Being 'about' something is not nearly the same as being successful, though. The Bay Transformers films are extraordinarily dense with subtext, fascinating to read. But like BioShock Infinite I think they're ultimately not very coherent.
I think Infinite mostly doesn't even
attempt to be art in any way specific to games. Unlike BioShock 1, it tells a story about choice that could fit well in a movie, a book, a television show. It doesn't much leverage the unique capabilities of its medium. Far from a particular triumph or watermark for the art of game narrative, I think it's actually a bit of a dead end. I think Bastion or Alpha Protocol are both much sharper examples of how games can be written to succeed in a way possible only in games.
And of course, a thousand times of course, BioShock Infinite is about guns, violence, jingoism, American Exceptionalism, so on. Any reading of the game must engage with these themes - as yours has. Your argument is that the game's decision to fumble these themes is intentional, a formal gambit to highlight its real concerns. which is a valid stance, but my reaction on my first playthrough was that this attempt at storytelling through pure formalism ultimately fails. The game cannot flee from so much of its own text in some frenzied search for a way out, a way towards its real concerns, without impoverishing itself. By
intentionally deciding to abrogate the principle of self-similarity, by passing up the chance to instantiate its story in its moment-to-moment gameplay mechanics (there are a few exceptions: the looting mechanic is a taunting, almost contemptibly brilliant reminder that you really have no choices and nothing matters), Infinite is basically committing protest suicide. It says: 'there is no way to tell an interesting story using these mechanics! We cannot resolve the trap posited by BioShock 1! Therefore, we will tell a story about the futility of choice and violence, leveraging the very repetitive, reactionary emptiness of our mechanics!'
But it's an aimless, raging suicide, a hateful divorce between writing and design. Infinite says: 'we can't make this fun. So the story will be about how you are a dull sort of monster, who cannot have fun.' And between writing and environment, too: 'None of this matters. We will make a story about fleeing this world for its variants, searching for something better, so that we can make it formally clear how much our failed worldbuilding is holding us back. We will show that all our factions are in fact equivalent. We will make Fitzroy into Comstock and Elizabeth into Fitzroy, the actor of revolutionary violence. In the end Elizabeth will be empowered to destroy the game and the narrative, to undo it all, saying: 'I should have been in a better game. Drown this FPS-man who dragged me down, and drag the level-building apparatus he could otherwise have become.'
I call Infinite vapid because it hates itself, and that hate makes it empty. When it has discarded the meaning of its mechanics (reject this! it cries) and the meaning of its world (this is all the same!
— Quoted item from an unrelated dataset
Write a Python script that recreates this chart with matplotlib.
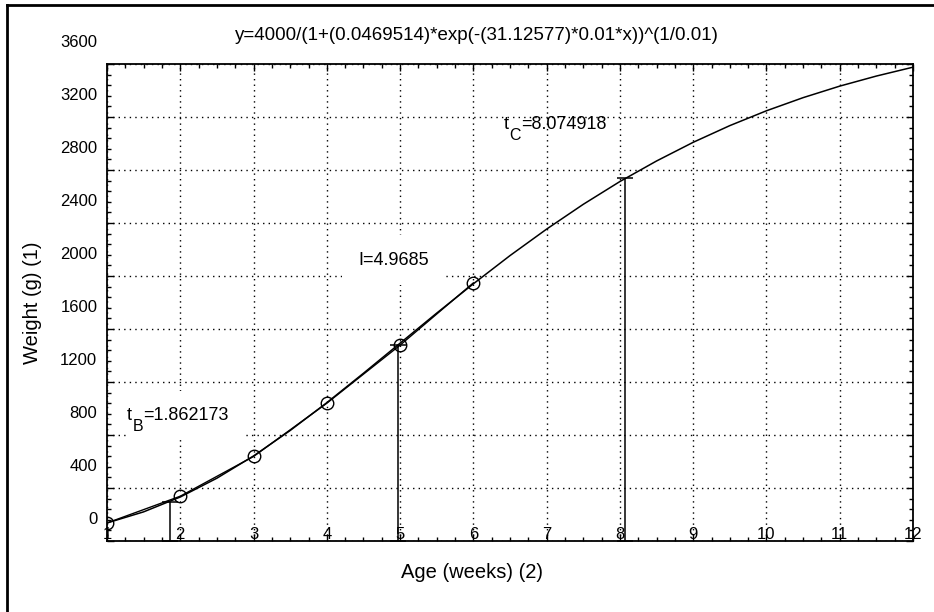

Just a theater for empty violence! Go back to BioShock 1, and a game I liked better! Drown the monster that has chased us in the ocean of our past success!) all it has left is a formal web: a string of connections between empty symbols, writer and designer and environment artist, a Lost-like shell game which asks us to be interested because it is complicated, but which says nothing when pulled apart. Well: a formal web, and the player's emotional attachment to Elizabeth.
One of them works. One of them doesn't. Elizabeth is right in the end: she
should've been in a better game.
All this I suppose is to say: formal ambition sometimes only enables formal disaster. BioShock is not an attempt to move the genre forward. It's a screaming, vomiting, self-loathing purge of everything that's holding the genre back, a purge so total that it consumes itself and says:
I wish I had never been made! I wish I'd been drowned, because everything I could become is terrible and holds you back!Everyone reads subtext, even you - in much the same way that the eye registers all kinds of detail we don't consciously process. The trick is in learning to recognize it. It's like an artist being trained to pick up on composition or body kinematics: they've always seen it, the information has always been there, but they've never known how to extract it and discuss it.
Trash posted earlier about the pointlessness of subtext in games, and yet he loves subtext! It's one of the things he uses to evaluate his art. I've seen him reject one game and embrace another over literally similar plot points because their subtext was handled differently.
To people interested in subtext, it's often as obvious as the dialog in the script. It's just another kind of information being conveyed.